Data
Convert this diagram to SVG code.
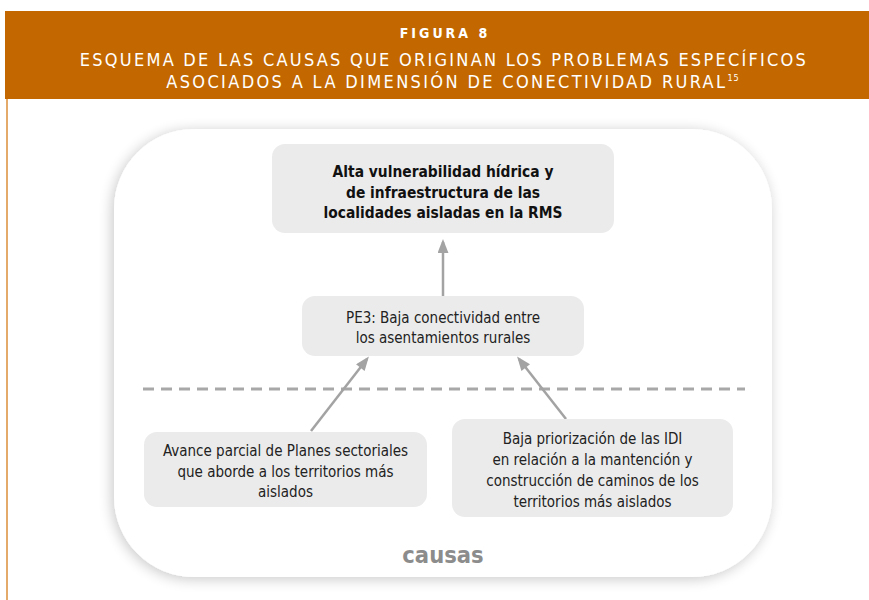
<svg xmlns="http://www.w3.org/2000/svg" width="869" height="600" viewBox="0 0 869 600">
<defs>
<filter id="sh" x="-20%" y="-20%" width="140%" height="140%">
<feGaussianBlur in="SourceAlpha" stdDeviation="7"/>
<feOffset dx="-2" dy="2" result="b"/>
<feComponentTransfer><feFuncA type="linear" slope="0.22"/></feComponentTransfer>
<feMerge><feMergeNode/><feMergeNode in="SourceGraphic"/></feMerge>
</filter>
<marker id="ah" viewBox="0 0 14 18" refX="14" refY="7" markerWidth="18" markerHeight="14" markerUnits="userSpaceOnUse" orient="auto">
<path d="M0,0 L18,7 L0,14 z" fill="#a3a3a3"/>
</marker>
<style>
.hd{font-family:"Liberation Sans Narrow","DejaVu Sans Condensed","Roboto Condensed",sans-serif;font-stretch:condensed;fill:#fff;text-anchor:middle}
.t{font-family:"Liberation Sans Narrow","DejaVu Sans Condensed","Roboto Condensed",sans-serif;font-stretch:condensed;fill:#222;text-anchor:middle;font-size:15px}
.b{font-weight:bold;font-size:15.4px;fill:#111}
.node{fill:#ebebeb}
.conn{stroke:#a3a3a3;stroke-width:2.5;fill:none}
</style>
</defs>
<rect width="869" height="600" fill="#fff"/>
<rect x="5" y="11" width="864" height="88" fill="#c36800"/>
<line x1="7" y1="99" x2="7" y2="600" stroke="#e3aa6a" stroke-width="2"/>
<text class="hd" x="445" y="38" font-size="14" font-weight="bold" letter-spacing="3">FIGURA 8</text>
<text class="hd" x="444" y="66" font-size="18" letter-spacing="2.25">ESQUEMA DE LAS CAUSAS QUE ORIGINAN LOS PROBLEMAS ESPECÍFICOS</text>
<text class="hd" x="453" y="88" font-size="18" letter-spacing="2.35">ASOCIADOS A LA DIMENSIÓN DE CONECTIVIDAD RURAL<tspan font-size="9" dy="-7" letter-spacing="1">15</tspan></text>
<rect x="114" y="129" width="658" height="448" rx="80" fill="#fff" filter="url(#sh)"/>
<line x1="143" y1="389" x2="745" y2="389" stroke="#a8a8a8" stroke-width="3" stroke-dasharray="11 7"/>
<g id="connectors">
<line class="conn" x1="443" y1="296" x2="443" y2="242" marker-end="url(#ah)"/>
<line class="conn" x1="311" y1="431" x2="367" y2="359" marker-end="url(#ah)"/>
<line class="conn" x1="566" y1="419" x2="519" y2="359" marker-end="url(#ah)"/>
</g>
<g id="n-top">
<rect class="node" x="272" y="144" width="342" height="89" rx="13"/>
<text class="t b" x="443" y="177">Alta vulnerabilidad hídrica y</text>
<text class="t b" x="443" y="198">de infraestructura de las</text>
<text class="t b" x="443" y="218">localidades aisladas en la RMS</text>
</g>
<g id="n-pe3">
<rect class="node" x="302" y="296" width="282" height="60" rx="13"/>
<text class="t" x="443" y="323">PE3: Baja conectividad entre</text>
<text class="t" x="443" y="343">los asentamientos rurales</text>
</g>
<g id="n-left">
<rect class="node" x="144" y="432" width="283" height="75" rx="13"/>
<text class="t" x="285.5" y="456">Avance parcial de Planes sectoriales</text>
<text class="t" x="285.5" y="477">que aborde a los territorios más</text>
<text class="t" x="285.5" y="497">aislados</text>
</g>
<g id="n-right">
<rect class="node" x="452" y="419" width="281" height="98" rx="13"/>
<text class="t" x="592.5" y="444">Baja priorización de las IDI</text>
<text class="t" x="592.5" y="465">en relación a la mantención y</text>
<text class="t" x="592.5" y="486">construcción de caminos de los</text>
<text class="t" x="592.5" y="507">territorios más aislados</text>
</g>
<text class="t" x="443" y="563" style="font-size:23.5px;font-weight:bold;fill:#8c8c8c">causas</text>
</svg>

Problem description
Leave out all pictures, then copy the remaining material exactly.

In response
Convert this diagram to SVG code.
<svg xmlns="http://www.w3.org/2000/svg" width="869" height="600" viewBox="0 0 869 600">
<defs>
<filter id="sh" x="-20%" y="-20%" width="140%" height="140%">
<feGaussianBlur in="SourceAlpha" stdDeviation="7"/>
<feOffset dx="-2" dy="2" result="b"/>
<feComponentTransfer><feFuncA type="linear" slope="0.22"/></feComponentTransfer>
<feMerge><feMergeNode/><feMergeNode in="SourceGraphic"/></feMerge>
</filter>
<marker id="ah" viewBox="0 0 14 18" refX="14" refY="7" markerWidth="18" markerHeight="14" markerUnits="userSpaceOnUse" orient="auto">
<path d="M0,0 L18,7 L0,14 z" fill="#a3a3a3"/>
</marker>
<style>
.hd{font-family:"Liberation Sans Narrow","DejaVu Sans Condensed","Roboto Condensed",sans-serif;font-stretch:condensed;fill:#fff;text-anchor:middle}
.t{font-family:"Liberation Sans Narrow","DejaVu Sans Condensed","Roboto Condensed",sans-serif;font-stretch:condensed;fill:#222;text-anchor:middle;font-size:15px}
.b{font-weight:bold;font-size:15.4px;fill:#111}
.node{fill:#ebebeb}
.conn{stroke:#a3a3a3;stroke-width:2.5;fill:none}
</style>
</defs>
<rect width="869" height="600" fill="#fff"/>
<rect x="5" y="11" width="864" height="88" fill="#c36800"/>
<line x1="7" y1="99" x2="7" y2="600" stroke="#e3aa6a" stroke-width="2"/>
<text class="hd" x="445" y="38" font-size="14" font-weight="bold" letter-spacing="3">FIGURA 8</text>
<text class="hd" x="444" y="66" font-size="18" letter-spacing="2.25">ESQUEMA DE LAS CAUSAS QUE ORIGINAN LOS PROBLEMAS ESPECÍFICOS</text>
<text class="hd" x="453" y="88" font-size="18" letter-spacing="2.35">ASOCIADOS A LA DIMENSIÓN DE CONECTIVIDAD RURAL<tspan font-size="9" dy="-7" letter-spacing="1">15</tspan></text>
<rect x="114" y="129" width="658" height="448" rx="80" fill="#fff" filter="url(#sh)"/>
<line x1="143" y1="389" x2="745" y2="389" stroke="#a8a8a8" stroke-width="3" stroke-dasharray="11 7"/>
<g id="connectors">
<line class="conn" x1="443" y1="296" x2="443" y2="242" marker-end="url(#ah)"/>
<line class="conn" x1="311" y1="431" x2="367" y2="359" marker-end="url(#ah)"/>
<line class="conn" x1="566" y1="419" x2="519" y2="359" marker-end="url(#ah)"/>
</g>
<g id="n-top">
<rect class="node" x="272" y="144" width="342" height="89" rx="13"/>
<text class="t b" x="443" y="177">Alta vulnerabilidad hídrica y</text>
<text class="t b" x="443" y="198">de infraestructura de las</text>
<text class="t b" x="443" y="218">localidades aisladas en la RMS</text>
</g>
<g id="n-pe3">
<rect class="node" x="302" y="296" width="282" height="60" rx="13"/>
<text class="t" x="443" y="323">PE3: Baja conectividad entre</text>
<text class="t" x="443" y="343">los asentamientos rurales</text>
</g>
<g id="n-left">
<rect class="node" x="144" y="432" width="283" height="75" rx="13"/>
<text class="t" x="285.5" y="456">Avance parcial de Planes sectoriales</text>
<text class="t" x="285.5" y="477">que aborde a los territorios más</text>
<text class="t" x="285.5" y="497">aislados</text>
</g>
<g id="n-right">
<rect class="node" x="452" y="419" width="281" height="98" rx="13"/>
<text class="t" x="592.5" y="444">Baja priorización de las IDI</text>
<text class="t" x="592.5" y="465">en relación a la mantención y</text>
<text class="t" x="592.5" y="486">construcción de caminos de los</text>
<text class="t" x="592.5" y="507">territorios más aislados</text>
</g>
<text class="t" x="443" y="563" style="font-size:23.5px;font-weight:bold;fill:#8c8c8c">causas</text>
</svg>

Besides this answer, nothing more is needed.